| Written exercise |
Set down the data below without change, skipping the pictures it holds.
— START Collected material —
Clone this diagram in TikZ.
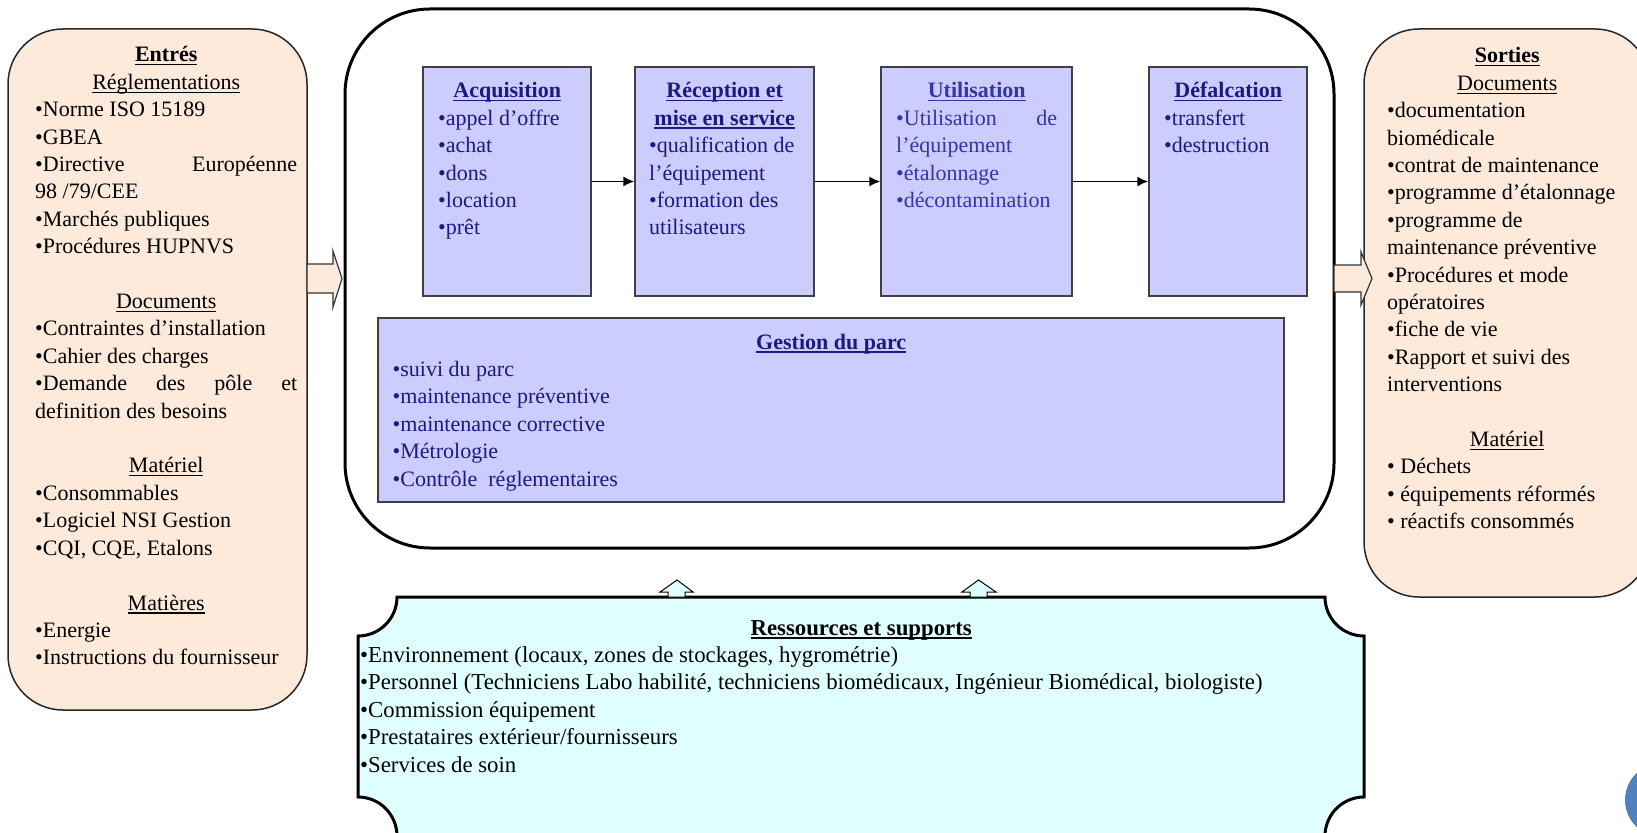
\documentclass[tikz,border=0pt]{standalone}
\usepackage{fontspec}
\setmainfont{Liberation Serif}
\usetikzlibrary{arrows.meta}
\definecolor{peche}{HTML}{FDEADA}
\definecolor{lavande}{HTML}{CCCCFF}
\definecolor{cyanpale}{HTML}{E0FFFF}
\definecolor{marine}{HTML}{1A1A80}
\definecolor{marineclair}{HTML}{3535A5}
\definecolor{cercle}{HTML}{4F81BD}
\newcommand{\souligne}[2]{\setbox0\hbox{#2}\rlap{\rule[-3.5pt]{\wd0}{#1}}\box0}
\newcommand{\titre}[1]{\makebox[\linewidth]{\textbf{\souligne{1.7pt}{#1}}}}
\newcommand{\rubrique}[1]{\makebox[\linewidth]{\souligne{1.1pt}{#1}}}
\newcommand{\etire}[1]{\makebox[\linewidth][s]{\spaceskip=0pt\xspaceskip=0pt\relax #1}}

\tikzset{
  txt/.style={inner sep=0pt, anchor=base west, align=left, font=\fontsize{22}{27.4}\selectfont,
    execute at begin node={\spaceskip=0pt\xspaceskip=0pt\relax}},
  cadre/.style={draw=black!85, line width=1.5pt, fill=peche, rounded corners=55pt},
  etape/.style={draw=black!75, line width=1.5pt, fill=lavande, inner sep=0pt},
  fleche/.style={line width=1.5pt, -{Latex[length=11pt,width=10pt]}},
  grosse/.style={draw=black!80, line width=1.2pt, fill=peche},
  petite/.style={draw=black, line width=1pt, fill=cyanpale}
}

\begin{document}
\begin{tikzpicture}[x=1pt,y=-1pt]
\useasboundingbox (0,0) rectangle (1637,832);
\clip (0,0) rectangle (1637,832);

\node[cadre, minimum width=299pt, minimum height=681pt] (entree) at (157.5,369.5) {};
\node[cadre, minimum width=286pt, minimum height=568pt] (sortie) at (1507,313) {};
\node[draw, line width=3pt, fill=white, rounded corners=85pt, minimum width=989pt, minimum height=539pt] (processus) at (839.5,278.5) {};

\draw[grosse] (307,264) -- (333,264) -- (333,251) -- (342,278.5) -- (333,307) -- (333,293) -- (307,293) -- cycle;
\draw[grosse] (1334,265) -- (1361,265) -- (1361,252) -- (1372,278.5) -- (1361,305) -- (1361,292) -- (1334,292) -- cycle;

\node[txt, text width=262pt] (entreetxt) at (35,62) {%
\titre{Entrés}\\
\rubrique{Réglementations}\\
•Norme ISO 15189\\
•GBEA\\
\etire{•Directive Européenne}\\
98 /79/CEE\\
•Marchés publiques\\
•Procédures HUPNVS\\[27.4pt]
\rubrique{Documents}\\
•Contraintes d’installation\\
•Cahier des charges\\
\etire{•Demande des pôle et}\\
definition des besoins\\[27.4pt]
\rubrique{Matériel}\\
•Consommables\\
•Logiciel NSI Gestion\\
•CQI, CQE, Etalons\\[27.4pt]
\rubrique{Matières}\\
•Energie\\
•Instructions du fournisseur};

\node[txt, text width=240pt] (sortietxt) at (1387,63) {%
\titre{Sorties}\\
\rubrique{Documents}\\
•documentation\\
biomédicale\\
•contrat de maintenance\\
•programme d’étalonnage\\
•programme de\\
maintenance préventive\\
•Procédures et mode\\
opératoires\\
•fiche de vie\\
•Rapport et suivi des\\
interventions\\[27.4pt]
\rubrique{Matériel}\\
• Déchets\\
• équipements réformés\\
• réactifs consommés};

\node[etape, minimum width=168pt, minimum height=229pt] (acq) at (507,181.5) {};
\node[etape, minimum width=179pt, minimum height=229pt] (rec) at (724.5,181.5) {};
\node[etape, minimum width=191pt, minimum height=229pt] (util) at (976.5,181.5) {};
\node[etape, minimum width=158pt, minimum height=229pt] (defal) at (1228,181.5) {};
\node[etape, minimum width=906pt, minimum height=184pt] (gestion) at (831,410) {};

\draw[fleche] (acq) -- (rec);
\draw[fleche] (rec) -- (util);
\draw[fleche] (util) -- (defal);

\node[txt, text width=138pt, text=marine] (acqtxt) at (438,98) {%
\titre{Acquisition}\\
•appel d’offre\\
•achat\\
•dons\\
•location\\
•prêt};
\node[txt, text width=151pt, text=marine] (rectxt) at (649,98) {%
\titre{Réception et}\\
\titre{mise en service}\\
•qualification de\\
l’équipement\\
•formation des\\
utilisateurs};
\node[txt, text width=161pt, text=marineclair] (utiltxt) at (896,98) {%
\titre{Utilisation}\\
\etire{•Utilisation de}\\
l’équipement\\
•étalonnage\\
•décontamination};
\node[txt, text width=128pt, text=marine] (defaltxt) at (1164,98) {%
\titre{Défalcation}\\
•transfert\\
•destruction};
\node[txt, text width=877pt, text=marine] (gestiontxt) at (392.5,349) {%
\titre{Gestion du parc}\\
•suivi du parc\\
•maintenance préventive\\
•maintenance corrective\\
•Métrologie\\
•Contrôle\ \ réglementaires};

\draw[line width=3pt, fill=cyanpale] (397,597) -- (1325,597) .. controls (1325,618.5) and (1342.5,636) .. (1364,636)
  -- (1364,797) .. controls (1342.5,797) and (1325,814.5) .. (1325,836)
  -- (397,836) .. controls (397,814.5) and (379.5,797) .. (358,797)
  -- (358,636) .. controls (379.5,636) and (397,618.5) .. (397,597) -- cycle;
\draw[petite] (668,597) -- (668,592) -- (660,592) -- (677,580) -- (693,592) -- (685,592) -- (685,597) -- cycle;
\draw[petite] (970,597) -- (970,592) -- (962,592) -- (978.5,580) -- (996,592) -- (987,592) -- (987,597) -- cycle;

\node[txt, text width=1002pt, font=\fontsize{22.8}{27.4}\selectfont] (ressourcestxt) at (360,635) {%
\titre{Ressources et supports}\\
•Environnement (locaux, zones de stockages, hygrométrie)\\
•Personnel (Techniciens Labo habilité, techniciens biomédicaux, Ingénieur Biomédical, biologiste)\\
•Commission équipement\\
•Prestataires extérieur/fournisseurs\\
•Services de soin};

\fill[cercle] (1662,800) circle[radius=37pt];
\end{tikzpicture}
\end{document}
— END Collected material —
| Reply to the exercise |
Clone this diagram in TikZ.
\documentclass[tikz,border=0pt]{standalone}
\usepackage{fontspec}
\setmainfont{Liberation Serif}
\usetikzlibrary{arrows.meta}
\definecolor{peche}{HTML}{FDEADA}
\definecolor{lavande}{HTML}{CCCCFF}
\definecolor{cyanpale}{HTML}{E0FFFF}
\definecolor{marine}{HTML}{1A1A80}
\definecolor{marineclair}{HTML}{3535A5}
\definecolor{cercle}{HTML}{4F81BD}
\newcommand{\souligne}[2]{\setbox0\hbox{#2}\rlap{\rule[-3.5pt]{\wd0}{#1}}\box0}
\newcommand{\titre}[1]{\makebox[\linewidth]{\textbf{\souligne{1.7pt}{#1}}}}
\newcommand{\rubrique}[1]{\makebox[\linewidth]{\souligne{1.1pt}{#1}}}
\newcommand{\etire}[1]{\makebox[\linewidth][s]{\spaceskip=0pt\xspaceskip=0pt\relax #1}}

\tikzset{
  txt/.style={inner sep=0pt, anchor=base west, align=left, font=\fontsize{22}{27.4}\selectfont,
    execute at begin node={\spaceskip=0pt\xspaceskip=0pt\relax}},
  cadre/.style={draw=black!85, line width=1.5pt, fill=peche, rounded corners=55pt},
  etape/.style={draw=black!75, line width=1.5pt, fill=lavande, inner sep=0pt},
  fleche/.style={line width=1.5pt, -{Latex[length=11pt,width=10pt]}},
  grosse/.style={draw=black!80, line width=1.2pt, fill=peche},
  petite/.style={draw=black, line width=1pt, fill=cyanpale}
}

\begin{document}
\begin{tikzpicture}[x=1pt,y=-1pt]
\useasboundingbox (0,0) rectangle (1637,832);
\clip (0,0) rectangle (1637,832);

\node[cadre, minimum width=299pt, minimum height=681pt] (entree) at (157.5,369.5) {};
\node[cadre, minimum width=286pt, minimum height=568pt] (sortie) at (1507,313) {};
\node[draw, line width=3pt, fill=white, rounded corners=85pt, minimum width=989pt, minimum height=539pt] (processus) at (839.5,278.5) {};

\draw[grosse] (307,264) -- (333,264) -- (333,251) -- (342,278.5) -- (333,307) -- (333,293) -- (307,293) -- cycle;
\draw[grosse] (1334,265) -- (1361,265) -- (1361,252) -- (1372,278.5) -- (1361,305) -- (1361,292) -- (1334,292) -- cycle;

\node[txt, text width=262pt] (entreetxt) at (35,62) {%
\titre{Entrés}\\
\rubrique{Réglementations}\\
•Norme ISO 15189\\
•GBEA\\
\etire{•Directive Européenne}\\
98 /79/CEE\\
•Marchés publiques\\
•Procédures HUPNVS\\[27.4pt]
\rubrique{Documents}\\
•Contraintes d’installation\\
•Cahier des charges\\
\etire{•Demande des pôle et}\\
definition des besoins\\[27.4pt]
\rubrique{Matériel}\\
•Consommables\\
•Logiciel NSI Gestion\\
•CQI, CQE, Etalons\\[27.4pt]
\rubrique{Matières}\\
•Energie\\
•Instructions du fournisseur};

\node[txt, text width=240pt] (sortietxt) at (1387,63) {%
\titre{Sorties}\\
\rubrique{Documents}\\
•documentation\\
biomédicale\\
•contrat de maintenance\\
•programme d’étalonnage\\
•programme de\\
maintenance préventive\\
•Procédures et mode\\
opératoires\\
•fiche de vie\\
•Rapport et suivi des\\
interventions\\[27.4pt]
\rubrique{Matériel}\\
• Déchets\\
• équipements réformés\\
• réactifs consommés};

\node[etape, minimum width=168pt, minimum height=229pt] (acq) at (507,181.5) {};
\node[etape, minimum width=179pt, minimum height=229pt] (rec) at (724.5,181.5) {};
\node[etape, minimum width=191pt, minimum height=229pt] (util) at (976.5,181.5) {};
\node[etape, minimum width=158pt, minimum height=229pt] (defal) at (1228,181.5) {};
\node[etape, minimum width=906pt, minimum height=184pt] (gestion) at (831,410) {};

\draw[fleche] (acq) -- (rec);
\draw[fleche] (rec) -- (util);
\draw[fleche] (util) -- (defal);

\node[txt, text width=138pt, text=marine] (acqtxt) at (438,98) {%
\titre{Acquisition}\\
•appel d’offre\\
•achat\\
•dons\\
•location\\
•prêt};
\node[txt, text width=151pt, text=marine] (rectxt) at (649,98) {%
\titre{Réception et}\\
\titre{mise en service}\\
•qualification de\\
l’équipement\\
•formation des\\
utilisateurs};
\node[txt, text width=161pt, text=marineclair] (utiltxt) at (896,98) {%
\titre{Utilisation}\\
\etire{•Utilisation de}\\
l’équipement\\
•étalonnage\\
•décontamination};
\node[txt, text width=128pt, text=marine] (defaltxt) at (1164,98) {%
\titre{Défalcation}\\
•transfert\\
•destruction};
\node[txt, text width=877pt, text=marine] (gestiontxt) at (392.5,349) {%
\titre{Gestion du parc}\\
•suivi du parc\\
•maintenance préventive\\
•maintenance corrective\\
•Métrologie\\
•Contrôle\ \ réglementaires};

\draw[line width=3pt, fill=cyanpale] (397,597) -- (1325,597) .. controls (1325,618.5) and (1342.5,636) .. (1364,636)
  -- (1364,797) .. controls (1342.5,797) and (1325,814.5) .. (1325,836)
  -- (397,836) .. controls (397,814.5) and (379.5,797) .. (358,797)
  -- (358,636) .. controls (379.5,636) and (397,618.5) .. (397,597) -- cycle;
\draw[petite] (668,597) -- (668,592) -- (660,592) -- (677,580) -- (693,592) -- (685,592) -- (685,597) -- cycle;
\draw[petite] (970,597) -- (970,592) -- (962,592) -- (978.5,580) -- (996,592) -- (987,592) -- (987,597) -- cycle;

\node[txt, text width=1002pt, font=\fontsize{22.8}{27.4}\selectfont] (ressourcestxt) at (360,635) {%
\titre{Ressources et supports}\\
•Environnement (locaux, zones de stockages, hygrométrie)\\
•Personnel (Techniciens Labo habilité, techniciens biomédicaux, Ingénieur Biomédical, biologiste)\\
•Commission équipement\\
•Prestataires extérieur/fournisseurs\\
•Services de soin};

\fill[cercle] (1662,800) circle[radius=37pt];
\end{tikzpicture}
\end{document}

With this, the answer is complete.